La virginidad consagrada es una forma de amor. Dios ama de tal manera a la persona, que le hace entender en su mismo amor que la quiere sólo para Él.
El corazón humano tiene una parte indivisible, aquella que se entrega íntegramente a la persona que se ama con amor esponsal. Este amor esponsal tiene unas características especiales: es un amor total, fiel, exclusivo, fecundo, destinado a perdurar en el tiempo.
Sabemos muy bien a qué tipo de amor nos referimos. Cuando una chica escucha decir a su novio que le quiere solo a ella, es consciente de que ese chico también quiere a otras mujeres: quiere a su madre, a su hermana… Sin embargo, no hay problema en ello, ya que son amores compatibles. Ahora bien, la chica si espera que esta parte indivisible del corazón le pertenezca exclusivamente para ella, pues es muy consciente de que ese amor solo se puede destinar a una persona. Extrapolando la situación, entendemos que la persona que se consagra a Dios entrega esta parte esponsal del corazón solo a Él.

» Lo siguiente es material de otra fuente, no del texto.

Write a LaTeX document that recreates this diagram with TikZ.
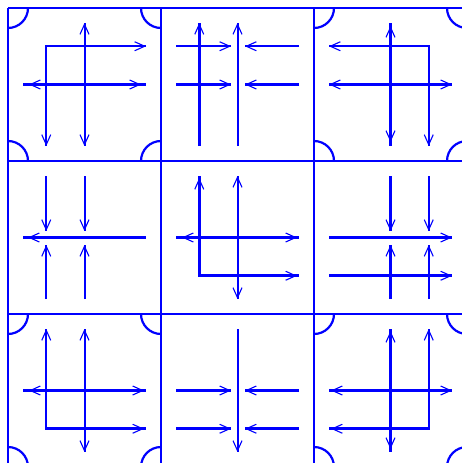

Grave error sería pensar que la virginidad es un vacío, una renuncia al amor. Así como en el orden del amor humano el matrimonio no es una renuncia aunque lleve consigo el rechazo de otros afectos, de una manera parecida en la virginidad consagrada es una gran amor, es el amor esponsal de Dios al alma y de la persona al Señor. Se trata de una forma de amar de Dios que no es el simple amor de caridad, sino un amor mucho más profundo: Dios ama de tal manera que suscita en el corazón esa entrega indivisible a Él, la entrega de lo indivisible del corazón.
Cuando este amor se establece lleva consigo el corazón entero y en consecuencia, el renunciar a otros afectos que han brotado o pueden brotar. No pensemos jamás que el alma consagrada se queda con el corazón vacío, porque este se encuentra rebosante del amor más grande que criatura humana alguna puede jamás igualar: el amor esponsal de Dios.